── INFORMATION PROVIDED

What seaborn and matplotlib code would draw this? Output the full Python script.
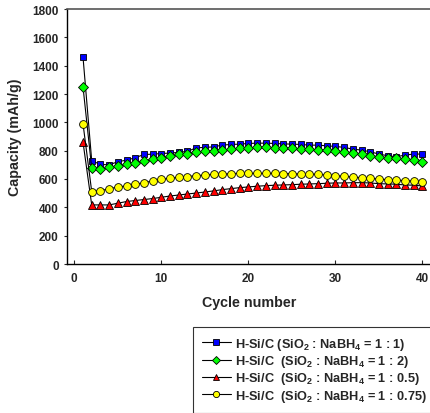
import matplotlib
matplotlib.use("Agg")
import matplotlib.pyplot as plt
import seaborn as sns
import pandas as pd
import numpy as np

cycles = list(range(1, 41))
blue_1_1 = [1460, 729, 703, 700, 722, 733, 750, 773, 775, 780, 783, 788, 795, 820, 823,
            827, 839, 844, 846, 851, 853, 853, 851, 848, 846, 844, 839, 839, 834, 830,
            823, 811, 804, 792, 776, 764, 757, 769, 776, 776]
green_1_2 = [1250, 675, 670, 682, 694, 703, 715, 726, 738, 750, 762, 773, 780, 788, 795,
             797, 804, 811, 816, 820, 823, 823, 820, 818, 816, 811, 809, 804, 802, 799,
             792, 785, 773, 764, 757, 750, 745, 740, 733, 722]
red_1_05 = [860, 417, 417, 417, 429, 441, 448, 455, 462, 471, 480, 487, 494, 501, 508,
            516, 525, 532, 539, 544, 549, 553, 556, 558, 560, 563, 565, 567, 570, 572,
            572, 574, 574, 572, 567, 565, 563, 558, 556, 551]
yellow_1_075 = [990, 511, 518, 530, 544, 551, 563, 574, 586, 598, 605, 612, 617, 624, 628,
                633, 635, 638, 640, 640, 640, 640, 640, 638, 638, 635, 635, 633, 628, 624,
                619, 614, 609, 605, 600, 595, 593, 588, 586, 581]

labels = [r"H-Si/C (SiO$_{2}$ : NaBH$_{4}$ = 1 : 1)",
          r"H-Si/C  (SiO$_{2}$ : NaBH$_{4}$ = 1 : 2)",
          r"H-Si/C  (SiO$_{2}$ : NaBH$_{4}$ = 1 : 0.5)",
          r"H-Si/C  (SiO$_{2}$ : NaBH$_{4}$ = 1 : 0.75)"]
x_ticks = [0, 10, 20, 30, 40]
y_ticks = [0, 200, 400, 600, 800, 1000, 1200, 1400, 1600, 1800]

sns.set_style("ticks")
plt.rcParams['font.family'] = ['Liberation Sans', 'DejaVu Sans']
plt.rcParams['font.weight'] = 'bold'
plt.rcParams['mathtext.fontset'] = 'custom'
plt.rcParams['mathtext.rm'] = 'Liberation Sans:bold'
plt.rcParams['mathtext.bf'] = 'Liberation Sans:bold'
plt.rcParams['mathtext.default'] = 'bf'

W, H = 431, 414
fig = plt.figure(figsize=(W/100, H/100), dpi=100)
ax = fig.add_axes([67/W, 149/H, 364/W, 255/H])

series = [
    (blue_1_1, 's', '#0000ff', 5.0),
    (green_1_2, 'D', '#00ff00', 4.6),
    (red_1_05, '^', '#ff0000', 5.6),
    (yellow_1_075, 'o', '#ffff00', 5.6),
]
for (vals, mk, col, ms), lab in zip(series, labels):
    df = pd.DataFrame({"Cycle": cycles, "Capacity": vals})
    sns.lineplot(data=df, x="Cycle", y="Capacity", ax=ax, color='black', lw=0.8,
                 marker=mk, markersize=ms, markerfacecolor=col,
                 markeredgecolor='black', markeredgewidth=0.6, label=lab, legend=False)

ax.set_xlim(-0.84, 40.98)
ax.set_ylim(0, 1800)
ax.set_xticks(x_ticks)
ax.set_yticks(y_ticks)
ax.tick_params(axis='x', direction='in', length=3, width=0.8, labelsize=8.5, pad=6)
ax.tick_params(axis='y', direction='out', length=2.5, width=0.8, labelsize=8.5, pad=3.5)
for lab in ax.get_xticklabels() + ax.get_yticklabels():
    lab.set_fontweight('bold')
ax.set_xlabel("Cycle number", fontsize=10.3, fontweight='bold')
ax.set_ylabel("Capacity (mAh/g)", fontsize=10.3, fontweight='bold')
ax.xaxis.set_label_coords(0.5, -(296 - 265) / 255)
ax.yaxis.set_label_coords(-(67 - 22) / 364, 0.5)
ax.spines['right'].set_visible(False)
ax.spines['top'].set_color('#555555')
ax.spines['top'].set_linewidth(1.2)
for s in ['left', 'bottom']:
    ax.spines[s].set_color('black')
    ax.spines[s].set_linewidth(1.0)

h, l = ax.get_legend_handles_labels()
leg = fig.legend(h, l, loc='upper left', bbox_to_anchor=(193/W, 1 - 328/H),
                 bbox_transform=fig.transFigure, frameon=True, fancybox=False,
                 edgecolor='black', fontsize=9.2, handlelength=2.27, handletextpad=0.3,
                 labelspacing=0.1, borderpad=0.7, borderaxespad=0, markerscale=0.8)
leg.get_frame().set_linewidth(0.8)
for t in leg.get_texts():
    t.set_fontweight('bold')

fig.savefig("out.png", dpi=100)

────

Return, unchanged, the lines from the first line of the material through the line that holds "import numpy as np", inclusive, omitting pictures.

RIGHT ANSWER:
What seaborn and matplotlib code would draw this? Output the full Python script.
import matplotlib
matplotlib.use("Agg")
import matplotlib.pyplot as plt
import seaborn as sns
import pandas as pd
import numpy as np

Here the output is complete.